- AIM OF THE TASK -
Your job is to retype all of the data word for word, leaving every image out.

DATA SECTION start

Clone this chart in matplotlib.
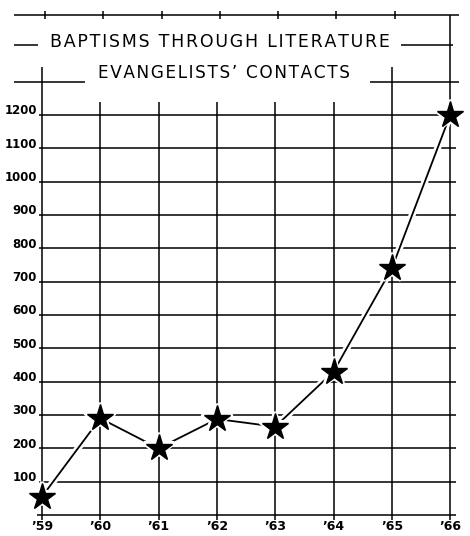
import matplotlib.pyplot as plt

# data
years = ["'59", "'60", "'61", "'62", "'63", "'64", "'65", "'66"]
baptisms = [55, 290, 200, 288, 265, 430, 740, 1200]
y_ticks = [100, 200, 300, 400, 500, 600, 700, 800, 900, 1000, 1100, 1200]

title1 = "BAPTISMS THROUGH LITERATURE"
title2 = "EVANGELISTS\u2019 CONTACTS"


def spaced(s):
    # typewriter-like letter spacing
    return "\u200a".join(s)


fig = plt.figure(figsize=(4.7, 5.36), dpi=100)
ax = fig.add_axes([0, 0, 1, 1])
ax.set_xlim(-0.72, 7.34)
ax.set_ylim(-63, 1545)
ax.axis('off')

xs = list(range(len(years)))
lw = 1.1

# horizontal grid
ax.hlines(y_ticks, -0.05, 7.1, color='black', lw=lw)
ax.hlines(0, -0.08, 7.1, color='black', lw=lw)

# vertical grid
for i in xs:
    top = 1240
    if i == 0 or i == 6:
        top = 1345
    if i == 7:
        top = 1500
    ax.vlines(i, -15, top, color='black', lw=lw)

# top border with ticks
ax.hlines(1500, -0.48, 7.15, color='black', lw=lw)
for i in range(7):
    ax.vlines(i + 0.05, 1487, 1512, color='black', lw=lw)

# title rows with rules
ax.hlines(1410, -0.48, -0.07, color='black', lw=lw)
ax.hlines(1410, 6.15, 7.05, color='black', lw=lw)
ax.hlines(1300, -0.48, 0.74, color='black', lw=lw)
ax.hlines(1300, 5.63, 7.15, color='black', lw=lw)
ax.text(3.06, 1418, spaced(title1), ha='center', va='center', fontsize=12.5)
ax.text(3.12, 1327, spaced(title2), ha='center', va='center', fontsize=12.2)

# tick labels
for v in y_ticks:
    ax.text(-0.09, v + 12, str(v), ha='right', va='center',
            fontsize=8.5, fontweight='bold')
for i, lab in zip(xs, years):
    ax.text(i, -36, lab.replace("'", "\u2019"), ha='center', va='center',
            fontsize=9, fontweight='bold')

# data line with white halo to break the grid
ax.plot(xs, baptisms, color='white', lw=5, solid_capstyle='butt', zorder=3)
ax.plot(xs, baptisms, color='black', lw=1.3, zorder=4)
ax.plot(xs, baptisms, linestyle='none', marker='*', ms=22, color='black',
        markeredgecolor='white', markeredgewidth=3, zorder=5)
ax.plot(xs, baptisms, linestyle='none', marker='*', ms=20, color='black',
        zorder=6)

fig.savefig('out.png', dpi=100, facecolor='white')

DATA SECTION end

- SOLUTION TO THIS PROBLEM -
Clone this chart in matplotlib.
import matplotlib.pyplot as plt

# data
years = ["'59", "'60", "'61", "'62", "'63", "'64", "'65", "'66"]
baptisms = [55, 290, 200, 288, 265, 430, 740, 1200]
y_ticks = [100, 200, 300, 400, 500, 600, 700, 800, 900, 1000, 1100, 1200]

title1 = "BAPTISMS THROUGH LITERATURE"
title2 = "EVANGELISTS\u2019 CONTACTS"


def spaced(s):
    # typewriter-like letter spacing
    return "\u200a".join(s)


fig = plt.figure(figsize=(4.7, 5.36), dpi=100)
ax = fig.add_axes([0, 0, 1, 1])
ax.set_xlim(-0.72, 7.34)
ax.set_ylim(-63, 1545)
ax.axis('off')

xs = list(range(len(years)))
lw = 1.1

# horizontal grid
ax.hlines(y_ticks, -0.05, 7.1, color='black', lw=lw)
ax.hlines(0, -0.08, 7.1, color='black', lw=lw)

# vertical grid
for i in xs:
    top = 1240
    if i == 0 or i == 6:
        top = 1345
    if i == 7:
        top = 1500
    ax.vlines(i, -15, top, color='black', lw=lw)

# top border with ticks
ax.hlines(1500, -0.48, 7.15, color='black', lw=lw)
for i in range(7):
    ax.vlines(i + 0.05, 1487, 1512, color='black', lw=lw)

# title rows with rules
ax.hlines(1410, -0.48, -0.07, color='black', lw=lw)
ax.hlines(1410, 6.15, 7.05, color='black', lw=lw)
ax.hlines(1300, -0.48, 0.74, color='black', lw=lw)
ax.hlines(1300, 5.63, 7.15, color='black', lw=lw)
ax.text(3.06, 1418, spaced(title1), ha='center', va='center', fontsize=12.5)
ax.text(3.12, 1327, spaced(title2), ha='center', va='center', fontsize=12.2)

# tick labels
for v in y_ticks:
    ax.text(-0.09, v + 12, str(v), ha='right', va='center',
            fontsize=8.5, fontweight='bold')
for i, lab in zip(xs, years):
    ax.text(i, -36, lab.replace("'", "\u2019"), ha='center', va='center',
            fontsize=9, fontweight='bold')

# data line with white halo to break the grid
ax.plot(xs, baptisms, color='white', lw=5, solid_capstyle='butt', zorder=3)
ax.plot(xs, baptisms, color='black', lw=1.3, zorder=4)
ax.plot(xs, baptisms, linestyle='none', marker='*', ms=22, color='black',
        markeredgecolor='white', markeredgewidth=3, zorder=5)
ax.plot(xs, baptisms, linestyle='none', marker='*', ms=20, color='black',
        zorder=6)

fig.savefig('out.png', dpi=100, facecolor='white')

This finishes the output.